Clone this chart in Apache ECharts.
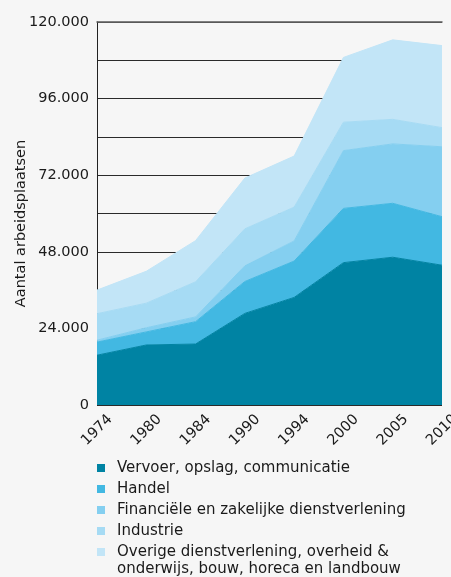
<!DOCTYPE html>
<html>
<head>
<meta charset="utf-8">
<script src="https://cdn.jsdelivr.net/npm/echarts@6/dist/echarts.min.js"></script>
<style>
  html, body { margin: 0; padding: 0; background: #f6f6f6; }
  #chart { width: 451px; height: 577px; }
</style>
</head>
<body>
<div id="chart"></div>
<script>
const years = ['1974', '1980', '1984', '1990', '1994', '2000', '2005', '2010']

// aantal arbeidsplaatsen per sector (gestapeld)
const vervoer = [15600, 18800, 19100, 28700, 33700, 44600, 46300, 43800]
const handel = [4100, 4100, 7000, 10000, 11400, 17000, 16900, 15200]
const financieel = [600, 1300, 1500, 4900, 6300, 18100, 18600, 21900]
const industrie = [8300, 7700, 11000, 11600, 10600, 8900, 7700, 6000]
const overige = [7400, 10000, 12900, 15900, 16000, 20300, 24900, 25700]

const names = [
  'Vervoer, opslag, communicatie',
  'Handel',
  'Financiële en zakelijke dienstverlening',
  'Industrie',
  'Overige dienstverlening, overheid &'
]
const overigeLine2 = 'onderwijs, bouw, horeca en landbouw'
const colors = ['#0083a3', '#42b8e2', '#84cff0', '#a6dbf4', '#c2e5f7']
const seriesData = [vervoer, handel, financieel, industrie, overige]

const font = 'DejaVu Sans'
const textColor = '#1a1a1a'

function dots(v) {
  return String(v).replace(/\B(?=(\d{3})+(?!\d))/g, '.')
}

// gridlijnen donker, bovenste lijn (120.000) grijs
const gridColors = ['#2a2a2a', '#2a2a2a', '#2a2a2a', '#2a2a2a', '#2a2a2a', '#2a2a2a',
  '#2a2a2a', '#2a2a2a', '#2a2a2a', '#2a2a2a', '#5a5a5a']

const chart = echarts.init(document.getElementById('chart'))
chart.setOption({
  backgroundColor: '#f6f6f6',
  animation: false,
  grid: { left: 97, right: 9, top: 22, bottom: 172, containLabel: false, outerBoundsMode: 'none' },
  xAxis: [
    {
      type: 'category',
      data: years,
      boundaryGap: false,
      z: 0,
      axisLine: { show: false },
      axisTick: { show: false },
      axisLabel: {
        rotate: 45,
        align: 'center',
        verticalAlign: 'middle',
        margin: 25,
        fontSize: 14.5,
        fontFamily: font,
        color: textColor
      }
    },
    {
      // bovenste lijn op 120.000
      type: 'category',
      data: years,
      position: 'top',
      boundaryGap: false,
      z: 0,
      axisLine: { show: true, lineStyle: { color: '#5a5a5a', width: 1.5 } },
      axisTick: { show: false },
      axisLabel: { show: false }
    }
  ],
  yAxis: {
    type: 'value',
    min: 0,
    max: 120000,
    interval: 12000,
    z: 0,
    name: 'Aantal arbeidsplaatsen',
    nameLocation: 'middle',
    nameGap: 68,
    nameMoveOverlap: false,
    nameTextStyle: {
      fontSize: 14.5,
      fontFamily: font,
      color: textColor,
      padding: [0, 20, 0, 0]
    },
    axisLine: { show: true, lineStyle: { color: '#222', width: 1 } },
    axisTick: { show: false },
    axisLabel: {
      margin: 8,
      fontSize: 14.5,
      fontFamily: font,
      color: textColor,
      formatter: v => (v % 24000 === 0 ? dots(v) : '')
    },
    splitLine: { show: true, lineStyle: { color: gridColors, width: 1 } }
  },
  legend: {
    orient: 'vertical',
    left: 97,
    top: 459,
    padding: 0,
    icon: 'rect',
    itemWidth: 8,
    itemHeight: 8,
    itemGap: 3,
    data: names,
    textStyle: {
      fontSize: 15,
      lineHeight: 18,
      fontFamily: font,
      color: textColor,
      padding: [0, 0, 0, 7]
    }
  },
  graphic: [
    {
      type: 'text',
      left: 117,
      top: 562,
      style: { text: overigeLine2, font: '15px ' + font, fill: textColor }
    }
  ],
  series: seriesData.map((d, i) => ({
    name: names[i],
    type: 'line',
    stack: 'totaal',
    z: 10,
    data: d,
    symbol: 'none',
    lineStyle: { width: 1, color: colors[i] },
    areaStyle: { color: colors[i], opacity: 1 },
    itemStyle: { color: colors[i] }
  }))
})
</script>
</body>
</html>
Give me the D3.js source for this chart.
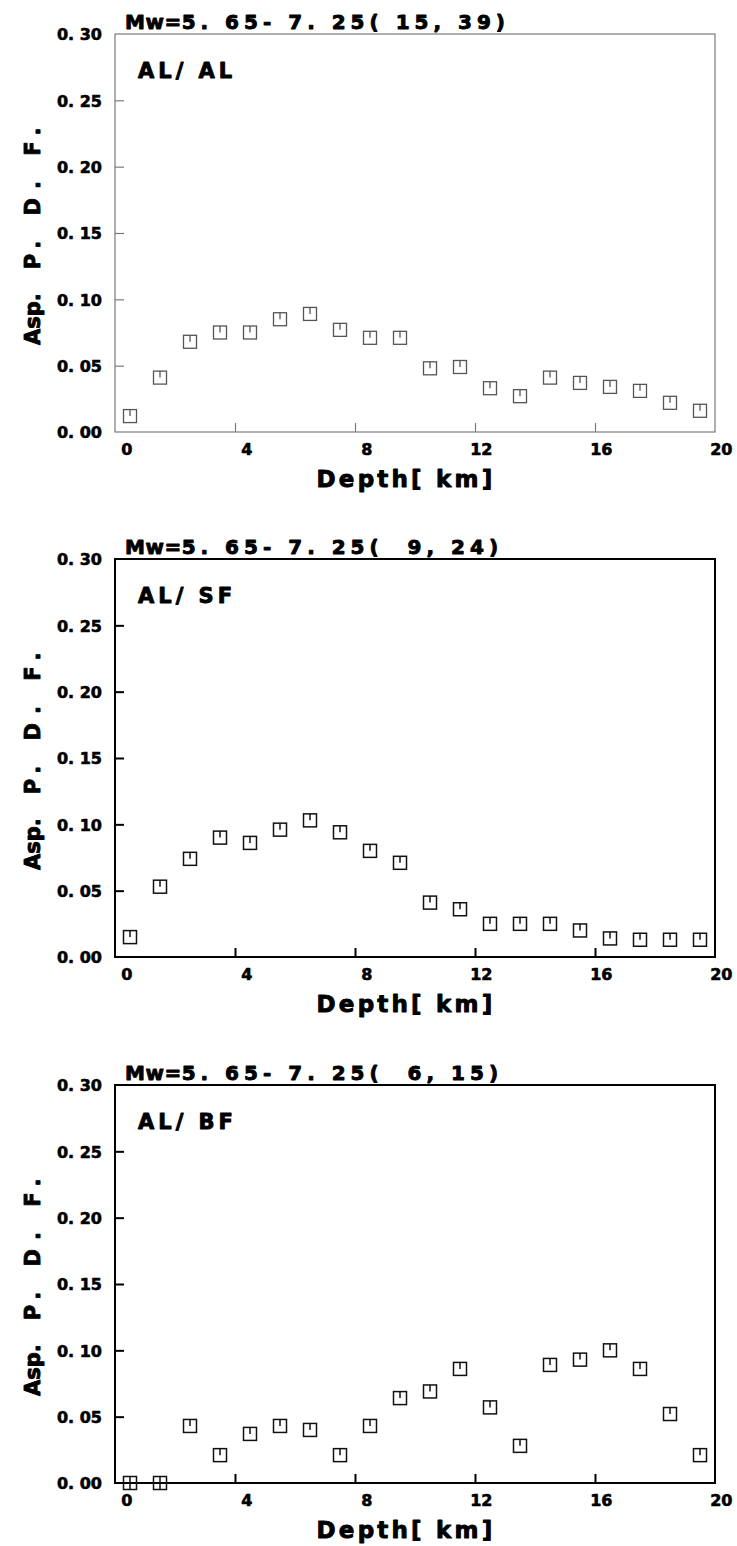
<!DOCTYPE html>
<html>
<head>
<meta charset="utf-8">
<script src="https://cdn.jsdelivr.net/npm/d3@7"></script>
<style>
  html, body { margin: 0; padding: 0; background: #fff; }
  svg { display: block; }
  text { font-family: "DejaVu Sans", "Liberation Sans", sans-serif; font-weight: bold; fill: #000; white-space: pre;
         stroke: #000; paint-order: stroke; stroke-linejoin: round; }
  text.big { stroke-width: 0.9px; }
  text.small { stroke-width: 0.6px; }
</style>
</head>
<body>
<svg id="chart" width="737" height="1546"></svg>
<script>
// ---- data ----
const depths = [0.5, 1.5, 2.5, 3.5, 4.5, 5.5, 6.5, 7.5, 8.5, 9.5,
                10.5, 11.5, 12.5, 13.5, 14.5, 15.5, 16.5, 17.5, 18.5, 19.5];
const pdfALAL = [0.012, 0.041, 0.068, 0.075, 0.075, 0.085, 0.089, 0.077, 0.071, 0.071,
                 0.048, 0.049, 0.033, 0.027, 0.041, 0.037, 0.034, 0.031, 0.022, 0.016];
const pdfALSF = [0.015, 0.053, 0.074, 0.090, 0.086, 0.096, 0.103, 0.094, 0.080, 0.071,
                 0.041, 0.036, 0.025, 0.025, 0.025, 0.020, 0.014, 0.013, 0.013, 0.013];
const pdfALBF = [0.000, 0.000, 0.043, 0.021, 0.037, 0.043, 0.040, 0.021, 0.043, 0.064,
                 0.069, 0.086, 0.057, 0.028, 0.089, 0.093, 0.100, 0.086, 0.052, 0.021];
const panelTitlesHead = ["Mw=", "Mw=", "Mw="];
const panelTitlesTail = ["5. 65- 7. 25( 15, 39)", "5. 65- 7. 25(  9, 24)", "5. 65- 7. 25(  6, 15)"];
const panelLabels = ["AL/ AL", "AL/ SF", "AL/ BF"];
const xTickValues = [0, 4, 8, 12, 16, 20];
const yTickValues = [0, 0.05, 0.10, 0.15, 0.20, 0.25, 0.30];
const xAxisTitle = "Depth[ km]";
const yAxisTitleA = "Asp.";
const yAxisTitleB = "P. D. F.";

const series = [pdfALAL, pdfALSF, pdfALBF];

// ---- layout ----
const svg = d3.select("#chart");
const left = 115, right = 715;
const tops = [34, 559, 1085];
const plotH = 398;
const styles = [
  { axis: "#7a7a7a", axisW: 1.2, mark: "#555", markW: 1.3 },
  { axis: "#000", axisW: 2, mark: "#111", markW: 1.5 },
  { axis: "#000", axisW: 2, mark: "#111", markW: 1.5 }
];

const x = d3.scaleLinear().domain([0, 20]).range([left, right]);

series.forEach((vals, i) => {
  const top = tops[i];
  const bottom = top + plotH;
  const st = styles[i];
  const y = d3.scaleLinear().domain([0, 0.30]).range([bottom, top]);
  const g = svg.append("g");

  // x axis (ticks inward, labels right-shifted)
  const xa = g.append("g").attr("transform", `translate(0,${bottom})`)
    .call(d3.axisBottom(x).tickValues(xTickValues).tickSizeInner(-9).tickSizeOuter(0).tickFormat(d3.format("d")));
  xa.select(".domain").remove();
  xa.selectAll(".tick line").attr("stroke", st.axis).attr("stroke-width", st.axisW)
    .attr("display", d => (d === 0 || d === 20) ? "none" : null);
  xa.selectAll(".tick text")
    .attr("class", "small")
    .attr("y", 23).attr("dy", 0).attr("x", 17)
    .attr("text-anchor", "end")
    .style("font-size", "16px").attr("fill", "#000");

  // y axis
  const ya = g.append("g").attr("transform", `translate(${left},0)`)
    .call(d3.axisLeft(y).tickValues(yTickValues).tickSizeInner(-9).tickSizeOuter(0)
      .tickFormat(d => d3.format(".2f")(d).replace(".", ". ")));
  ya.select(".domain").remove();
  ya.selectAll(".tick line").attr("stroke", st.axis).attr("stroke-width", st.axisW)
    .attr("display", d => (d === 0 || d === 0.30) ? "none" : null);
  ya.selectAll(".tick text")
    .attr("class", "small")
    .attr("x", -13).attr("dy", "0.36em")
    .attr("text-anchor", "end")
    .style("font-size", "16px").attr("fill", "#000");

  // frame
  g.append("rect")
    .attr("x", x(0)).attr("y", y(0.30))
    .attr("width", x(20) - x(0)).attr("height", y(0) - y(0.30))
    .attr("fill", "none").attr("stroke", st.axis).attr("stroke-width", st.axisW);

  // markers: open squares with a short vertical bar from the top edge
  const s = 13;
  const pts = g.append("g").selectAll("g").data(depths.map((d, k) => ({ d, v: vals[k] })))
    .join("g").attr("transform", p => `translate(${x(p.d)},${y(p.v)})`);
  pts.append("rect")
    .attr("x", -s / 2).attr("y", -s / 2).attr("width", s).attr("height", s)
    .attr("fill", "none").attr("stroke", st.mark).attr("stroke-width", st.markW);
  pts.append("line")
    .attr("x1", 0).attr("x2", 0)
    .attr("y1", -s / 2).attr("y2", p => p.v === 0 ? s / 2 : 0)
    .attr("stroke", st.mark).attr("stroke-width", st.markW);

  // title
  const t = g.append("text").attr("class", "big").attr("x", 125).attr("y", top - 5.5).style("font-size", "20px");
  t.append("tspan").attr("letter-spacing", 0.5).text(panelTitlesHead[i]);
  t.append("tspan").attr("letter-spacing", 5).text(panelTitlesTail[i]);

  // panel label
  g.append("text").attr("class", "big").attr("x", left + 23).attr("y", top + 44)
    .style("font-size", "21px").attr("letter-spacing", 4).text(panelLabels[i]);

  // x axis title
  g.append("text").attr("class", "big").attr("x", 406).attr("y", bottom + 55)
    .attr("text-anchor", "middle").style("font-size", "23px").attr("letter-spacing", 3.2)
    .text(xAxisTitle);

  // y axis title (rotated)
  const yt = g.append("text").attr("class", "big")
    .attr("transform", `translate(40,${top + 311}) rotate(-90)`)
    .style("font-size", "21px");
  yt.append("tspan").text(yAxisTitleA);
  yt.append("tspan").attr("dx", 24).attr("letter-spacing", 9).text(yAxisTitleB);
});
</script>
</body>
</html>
-=-=-
= Task =
Pictures excluded, repeat exactly the lines from the top of the material through the line with "['1974', '1980', '1984', '1990', '1994', '2000', '2005', '2010']", including both of those lines.

= Exercise response =
Clone this chart in Apache ECharts.
<!DOCTYPE html>
<html>
<head>
<meta charset="utf-8">
<script src="https://cdn.jsdelivr.net/npm/echarts@6/dist/echarts.min.js"></script>
<style>
  html, body { margin: 0; padding: 0; background: #f6f6f6; }
  #chart { width: 451px; height: 577px; }
</style>
</head>
<body>
<div id="chart"></div>
<script>
const years = ['1974', '1980', '1984', '1990', '1994', '2000', '2005', '2010']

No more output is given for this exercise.